Le peintre néerlandais Geert Jan Jansen expose au château de Zeist (centre des Pays-Bas) quelques uns des Picasso, Matisse, Gauguin, Botero, Appel... des faux "à la manière" des maîtres dont il a truffé les collections d'Europe et au delà jusque dans les années 1990.

"Aujourd'hui encore, plusieurs musées..." Prudent, le peintre ne termine pas sa phrase, préférant ne pas remuer "le passé".

Il l'a fait une fois, sans trop de détails, en racontant sa vie alors qu'il était en détention préventive à Orléans (France), après s'être fait pincer, en 1994, sur une malencontreuse faute d'ortographe dans un faux certificat d'authenticité.

Et malgré cette autobiographie il n'a jamais été condamné, faute de preuves.

Lors de son arrestation, 1.600 toiles ont été saisies. Toutes fausses, à quelques originaux près. Il a obtenu en justice de sauver sa collection de la destruction et de l'humidité du dépôt du commissariat d'Orléans.

Geert Jan Jansen, né en 1943, plutôt discret sous sa chevelure blanche clairsemée et derrière de petites lunettes de lecture, ne renie cependant pas sa réputation sulfureuse de "maître-faussaire du XXe siècle", et s'en sert pour attirer les curieux, voire les acheteurs.

Sa méthode n'a pas changée, mais aujourd'hui c'est sa propre signature qui vient parachever ses toiles.

A son heure de gloire, cet ancien étudiant en histoire de l'art --en peinture il est autodidacte-- se plongeait dans le style et... les lacunes dans les catalogues raisonnés des peintres qu'il aime.

"C'est indispensable que je les aime. Sans cela, je serais incapable de les imiter", explique-t-il.

Si à présent il peut librement reproduire des oeuvres, à l'époque il provoquait régulièrement une "découverte", qui secouait le monde (et le marché) de l'art.

Malgré son talent évident pour s'approprier la palette d'autrui, le métier de faussaire n'était pas facile, et dit-il, peu lucratif.

"Cela prend du temps et beaucoup d'essais pour une oeuvre crédible, et on ne peut pas en +découvrir+ une nouvelle tous les mois". Quant aux marchands, pas toujours dupes, ils lui promettaient de le payer à la prochaine toile, ou ne lui versaient qu'une fraction de la valeur prêtées aux oeuvres, affirme-t-il.

Les experts, incontournables lors de ventes aux enchères, lui ont beaucoup appris.

"Je leur présentais des oeuvres dont je doutais, mais ils les authentifiaient. Je leur demandais sur base de quoi, et enregistrais leurs réponses, en pensant à la prochaine toile", se souvient-il.

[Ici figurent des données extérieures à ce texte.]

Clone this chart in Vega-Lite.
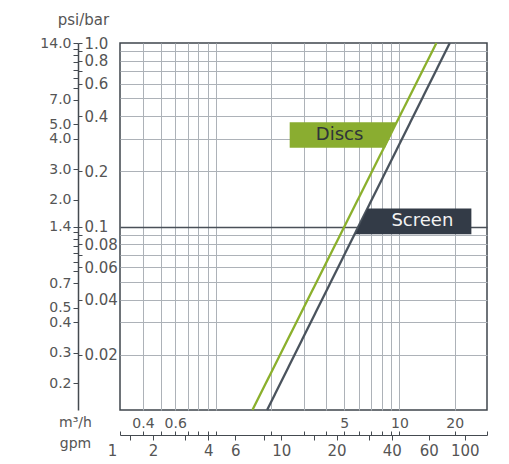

Lorsqu'on demande pourquoi il s'est lancé dans le faux, Geert Jan Jansen revêt son uniforme de Robin des Bois, évoque son amour de la peinture, les artistes qu'il tentait de vendre dans sa petite galerie à Amsterdam.

"Je ne parvenais pas à payer le loyer, l'électricité. Mais je voyais chez mes collègues que la marchandise était parfois douteuse. Puisque c'est ce que les gens demandaient...", le pas fut vite franchi de vendre des gravures de Chagall achetées à Paris, pourvues d'un coloriage et d'une signature lors de leur apparition à Amsterdam.

De l'exploitation de sa galerie, Geert Jan Jansen se mit petit à petit à ne plus exploiter que le talent de faussaire qu'il s'était découvert.

"Un musicien reproduit une sonate de Bach, et on applaudit. Moi, je reproduis un sonate de Picasso, et on me met à la maison d'arrêt", se dédouane-t-il, un large sourire aux lèvres.

Faussaire, marchand, l'homme se veut également artiste. A Zeist figurent certaines de ses propres oeuvres, inspirées des graffitis de New York, ou sorties en dessins épais de ses tubes d'acrylique.

N'a-t-il pas quelque fois la tentation de vérifier s'il peut encore tromper les experts ? "Non, aujourd'hui je peux peindre et exposer librement", dit-il d'un air soulagé.